• _Source data_

○ ○ ○

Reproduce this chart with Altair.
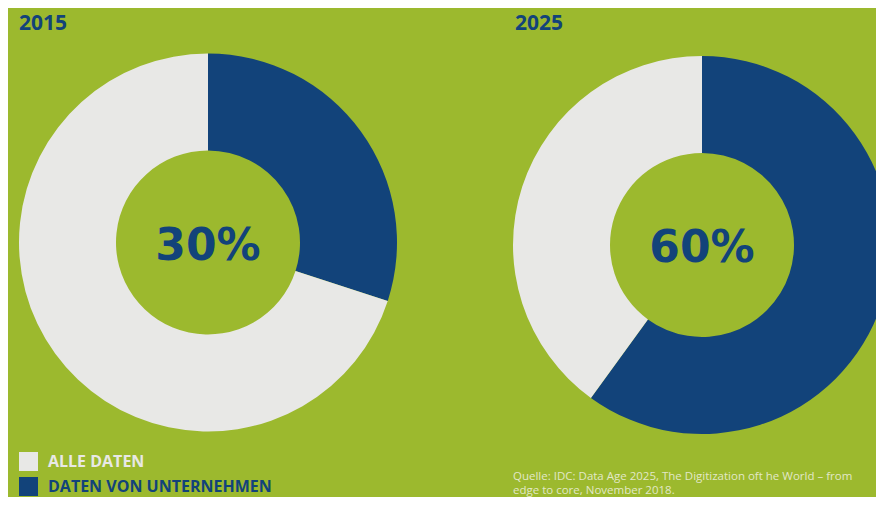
import altair as alt
import pandas as pd

years = ["2015", "2025"]
categories = ["DATEN VON UNTERNEHMEN", "ALLE DATEN"]
unternehmen = [30, 60]
alle = [70, 40]
center_labels = ["30%", "60%"]
source_lines = [
    "Quelle: IDC: Data Age 2025, The Digitization oft he World \u2013 from",
    "edge to core, November 2018.",
]

GREEN = "#9cb92e"
NAVY = "#12437a"
GRAY = "#e8e8e6"

rows = []
for y, u, a in zip(years, unternehmen, alle):
    rows.append({"year": y, "cat": categories[0], "value": u, "ord": 0})
    rows.append({"year": y, "cat": categories[1], "value": a, "ord": 1})
df = pd.DataFrame(rows)

color = alt.Color(
    "cat:N",
    scale=alt.Scale(domain=["ALLE DATEN", "DATEN VON UNTERNEHMEN"], range=[GRAY, NAVY]),
    legend=alt.Legend(
        title=None,
        orient="none",
        legendX=11,
        legendY=444,
        symbolType="square",
        symbolSize=361,
        symbolStrokeWidth=0,
        symbolOpacity=1,
        rowPadding=6,
        labelOffset=10,
        labelFont="Open Sans",
        labelFontSize=16,
        labelFontWeight="bold",
        labelColor={"expr": f"datum.value == 'ALLE DATEN' ? '{GRAY}' : '{NAVY}'"},
        labelLimit=400,
        padding=0,
    ),
)

centers = {"2015": (200, 234.5), "2025": (694, 237)}
layers = []
for i, yr in enumerate(years):
    cx, cy = centers[yr]
    base = alt.Chart(df).transform_filter(alt.datum.year == yr)
    arc = base.mark_arc(outerRadius=189, innerRadius=92, strokeWidth=0).encode(
        theta=alt.Theta("value:Q", stack=True),
        color=color,
        order=alt.Order("ord:Q"),
        x=alt.value(cx),
        y=alt.value(cy),
    )
    layers.append(arc)

lab_df = pd.DataFrame({"year": years, "label": center_labels})
for yr, (cx, cy) in centers.items():
    layers.append(
        alt.Chart(lab_df).transform_filter(alt.datum.year == yr).mark_text(
            font="DejaVu Sans", fontWeight="bold", fontSize=44, color=NAVY,
            align="center", baseline="alphabetic",
        ).encode(text="label:N", x=alt.value(cx), y=alt.value(cy + 17))
    )

title_df = pd.DataFrame({"year": years})
title_x = {"2015": 11, "2025": 507}
for yr in years:
    layers.append(
        alt.Chart(title_df).transform_filter(alt.datum.year == yr).mark_text(
            font="Open Sans", fontWeight="bold", fontSize=21, color=NAVY,
            align="left", baseline="alphabetic",
        ).encode(text="year:N", x=alt.value(title_x[yr]), y=alt.value(22))
    )

src_df = pd.DataFrame({"line": source_lines, "i": [0, 1]})
for i, line in enumerate(source_lines):
    layers.append(
        alt.Chart(src_df).transform_filter(alt.datum.i == i).mark_text(
            font="Open Sans", fontSize=11.5, color="#e2e8c8",
            align="left", baseline="alphabetic",
        ).encode(text="line:N", x=alt.value(505), y=alt.value(472 + 14 * i))
    )

chart = (
    alt.layer(*layers)
    .resolve_scale(theta="independent")
    .properties(
        width=868, height=489, background=GREEN, padding=0,
        autosize=alt.AutoSizeParams(type="none"),
    )
    .configure_view(stroke=None)
)

chart.save("out.html", embed_options={"renderer": "svg", "actions": False})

○ ○ ○

• _Work to complete_
Reproduce all of the data exactly; the pictures do not belong in the copy.

• _Response below_
Reproduce this chart with Altair.
import altair as alt
import pandas as pd

years = ["2015", "2025"]
categories = ["DATEN VON UNTERNEHMEN", "ALLE DATEN"]
unternehmen = [30, 60]
alle = [70, 40]
center_labels = ["30%", "60%"]
source_lines = [
    "Quelle: IDC: Data Age 2025, The Digitization oft he World \u2013 from",
    "edge to core, November 2018.",
]

GREEN = "#9cb92e"
NAVY = "#12437a"
GRAY = "#e8e8e6"

rows = []
for y, u, a in zip(years, unternehmen, alle):
    rows.append({"year": y, "cat": categories[0], "value": u, "ord": 0})
    rows.append({"year": y, "cat": categories[1], "value": a, "ord": 1})
df = pd.DataFrame(rows)

color = alt.Color(
    "cat:N",
    scale=alt.Scale(domain=["ALLE DATEN", "DATEN VON UNTERNEHMEN"], range=[GRAY, NAVY]),
    legend=alt.Legend(
        title=None,
        orient="none",
        legendX=11,
        legendY=444,
        symbolType="square",
        symbolSize=361,
        symbolStrokeWidth=0,
        symbolOpacity=1,
        rowPadding=6,
        labelOffset=10,
        labelFont="Open Sans",
        labelFontSize=16,
        labelFontWeight="bold",
        labelColor={"expr": f"datum.value == 'ALLE DATEN' ? '{GRAY}' : '{NAVY}'"},
        labelLimit=400,
        padding=0,
    ),
)

centers = {"2015": (200, 234.5), "2025": (694, 237)}
layers = []
for i, yr in enumerate(years):
    cx, cy = centers[yr]
    base = alt.Chart(df).transform_filter(alt.datum.year == yr)
    arc = base.mark_arc(outerRadius=189, innerRadius=92, strokeWidth=0).encode(
        theta=alt.Theta("value:Q", stack=True),
        color=color,
        order=alt.Order("ord:Q"),
        x=alt.value(cx),
        y=alt.value(cy),
    )
    layers.append(arc)

lab_df = pd.DataFrame({"year": years, "label": center_labels})
for yr, (cx, cy) in centers.items():
    layers.append(
        alt.Chart(lab_df).transform_filter(alt.datum.year == yr).mark_text(
            font="DejaVu Sans", fontWeight="bold", fontSize=44, color=NAVY,
            align="center", baseline="alphabetic",
        ).encode(text="label:N", x=alt.value(cx), y=alt.value(cy + 17))
    )

title_df = pd.DataFrame({"year": years})
title_x = {"2015": 11, "2025": 507}
for yr in years:
    layers.append(
        alt.Chart(title_df).transform_filter(alt.datum.year == yr).mark_text(
            font="Open Sans", fontWeight="bold", fontSize=21, color=NAVY,
            align="left", baseline="alphabetic",
        ).encode(text="year:N", x=alt.value(title_x[yr]), y=alt.value(22))
    )

src_df = pd.DataFrame({"line": source_lines, "i": [0, 1]})
for i, line in enumerate(source_lines):
    layers.append(
        alt.Chart(src_df).transform_filter(alt.datum.i == i).mark_text(
            font="Open Sans", fontSize=11.5, color="#e2e8c8",
            align="left", baseline="alphabetic",
        ).encode(text="line:N", x=alt.value(505), y=alt.value(472 + 14 * i))
    )

chart = (
    alt.layer(*layers)
    .resolve_scale(theta="independent")
    .properties(
        width=868, height=489, background=GREEN, padding=0,
        autosize=alt.AutoSizeParams(type="none"),
    )
    .configure_view(stroke=None)
)

chart.save("out.html", embed_options={"renderer": "svg", "actions": False})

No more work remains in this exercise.